Looking like a freshly shorn Ozzy Osbourne in his full stage-ready eye make-up, Aaron Eckhart (2013's "Olympus Has Fallen") embarrasses himself not because he is a bad actor, but because he is so hopelessly led adrift by third-rate material he had no excuse getting involved with in the first place. It is always disheartening to see talented people being wasted in nonsense; explaining openly and honestly about why he agreed to participate in this project would no doubt be more fascinating than anything in the movie itself. As scientist Terra, whom Adam is willing to save no matter the price after she stitches up his wound, Yvonne Strahovski (2012's "The Guilt Trip") is rendered a walking stick figure by a script that shows no interest in getting to know or understand her. As major heavy Naberius, Bill Nighy (2013's "About Time") repeats the same basic role he had in 2003's "Underworld," 2006's "Underworld: Evolution," and 2009's "Underworld: Rise of the Lycans." As for Miranda Otto (2005's "War of the Worlds"), as archangel Leonore, queen of the gargoyles, she brings a curious intensity and sensuality to her nothing part that makes it all the more irksome that she's so underused. All of the actors, it should be noted, race through their scenes and dialogue as if they are late for an important doctor's appointment. This accelerated rhythm causes quite the bizarre sensation - one that never lets up or gives the performers a solitary chance to breathe.

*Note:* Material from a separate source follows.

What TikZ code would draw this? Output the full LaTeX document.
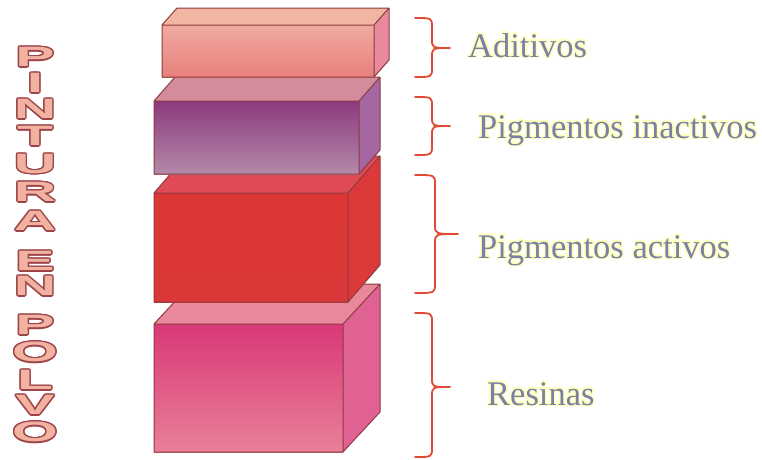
\documentclass[tikz,border=0pt]{standalone}
\usepackage{fontspec}
\usepackage{graphicx}
\setmainfont{Liberation Serif}
\newfontfamily\wafont{Liberation Sans}
\usetikzlibrary{calc}
\definecolor{edge}{HTML}{8E3A40}
\definecolor{b1a}{HTML}{EFAAA0}\definecolor{b1b}{HTML}{E8807C}\definecolor{b1t}{HTML}{F0B6A2}\definecolor{b1s}{HTML}{E88A9C}
\definecolor{b2a}{HTML}{8C3A7E}\definecolor{b2b}{HTML}{B38AA8}\definecolor{b2t}{HTML}{D48C9C}\definecolor{b2s}{HTML}{A467A2}
\definecolor{b3a}{HTML}{DC3636}\definecolor{b3b}{HTML}{DA3838}\definecolor{b3t}{HTML}{E04B55}\definecolor{b3s}{HTML}{DC3A3A}
\definecolor{b4a}{HTML}{D93878}\definecolor{b4b}{HTML}{E98098}\definecolor{b4t}{HTML}{E8889A}\definecolor{b4s}{HTML}{E06292}
\definecolor{bracec}{HTML}{E04A32}
\definecolor{lblc}{HTML}{7A80A6}
\definecolor{glow}{HTML}{FFFFC0}
\definecolor{wlf}{HTML}{F2B2A2}
\definecolor{wlo}{HTML}{9E4448}
\tikzset{
  edgeline/.style={draw=edge, line width=1pt, line join=round},
  bracepath/.style={draw=bracec, line width=1.8pt, line cap=round, line join=round},
  lbl/.style={anchor=base west, inner sep=0pt, text=lblc, font=\fontsize{34.5}{40}\selectfont},
  wl/.style={anchor=center, inner sep=0pt, font=\wafont\bfseries\fontsize{28}{28}\selectfont},
}
% x1 y1 x2 y2 dx dy(positive up) prefix
\newcommand\cuboid[7]{%
  \fill[#7t] (#1,#2) -- (#1+#5,#2-#6) -- (#3+#5,#2-#6) -- (#3,#2) -- cycle;
  \fill[#7s] (#3,#2) -- (#3+#5,#2-#6) -- (#3+#5,#4-#6) -- (#3,#4) -- cycle;
  \shade[top color=#7a, bottom color=#7b] (#1,#2) rectangle (#3,#4);
  \draw[edgeline] (#1,#2) rectangle (#3,#4)
     (#1,#2) -- (#1+#5,#2-#6) -- (#3+#5,#2-#6) -- (#3,#2)
     (#3+#5,#2-#6) -- (#3+#5,#4-#6) -- (#3,#4);
}
% top bottom tipy vx tipx
\newcommand\curlybr[5]{%
  \draw[bracepath] (415,#1) .. controls (#4,#1) .. (#4,#1+9) -- (#4,#3-9)
    .. controls (#4,#3) .. (#5,#3) .. controls (#4,#3) .. (#4,#3+9)
    -- (#4,#2-9) .. controls (#4,#2) .. (415,#2);
}
\newcommand\glowlabel[4]{%
  \foreach \a in {0,30,...,330} \node[lbl,text=glow] at ([shift={(\a:1.6)}]#2,#3) {#4};
  \node[lbl] (#1) at (#2,#3) {#4};
}
\newcommand\wletter[3]{%
  \foreach \a in {0,30,...,330} \node[wl,text=wlo] at ([shift={(\a:1.4)}]35,#2) {\scalebox{2.1}[1]{#3}};
  \node[wl,text=wlf] (#1) at (35,#2) {\scalebox{2.1}[1]{#3}};
}
\begin{document}
\begin{tikzpicture}[x=1pt,y=-1pt]
\fill[white] (0,0) rectangle (762,459);
\useasboundingbox (0,0) rectangle (762,459);
% boxes, bottom first
\cuboid{154}{324}{343}{452}{37}{40}{b4}
\cuboid{154}{193}{348}{302}{32}{37}{b3}
\cuboid{154}{101}{359}{174}{21}{24}{b2}
\cuboid{162}{25}{374}{77}{15}{17}{b1}
% braces
\curlybr{18}{77}{48}{432}{450}
\curlybr{97}{155}{126}{432}{450}
\curlybr{175}{293}{234}{435}{458}
\curlybr{313}{457}{387}{432}{450}
% labels
\glowlabel{ad}{468}{57}{Aditivos}
\glowlabel{pi}{478}{138}{Pigmentos inactivos}
\glowlabel{pa}{478}{258}{Pigmentos activos}
\glowlabel{re}{487}{405}{Resinas}
% vertical word art
\wletter{l1}{57}{P}
\wletter{l2}{83}{I}
\wletter{l3}{109}{N}
\wletter{l4}{136}{T}
\wletter{l5}{164}{U}
\wletter{l6}{192}{R}
\wletter{l7}{221}{A}
\wletter{l8}{261}{E}
\wletter{l9}{286}{N}
\wletter{l10}{325}{P}
\wletter{l11}{352}{O}
\wletter{l12}{380}{L}
\wletter{l13}{405}{V}
\wletter{l14}{432}{O}
\end{tikzpicture}
\end{document}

It is difficult to put the blame of failure on writer-director Stuart Beattie when it is so obvious that he was constantly having to battle a cavalcade of suits in the kitchen. This is not a positive way to work, and it rarely breeds quality. Given the freedom to make something special out of the general concepts and conceits of "I, Frankenstein," one can fleetingly glimpse signs of inspiration in the gothic art direction and occasionally stirring effects shot (the sprawling assembly line of Naberius' dangling corpses comes to mind). When stuck in the middle of so much relentless mediocrity, however, rare technical victories cease to matter. "I, Frankenstein" is a bland mess of a film with nothing going on upstairs and not a thing to separate it from the wave of dreary, likeminded sci-fi/action exercises.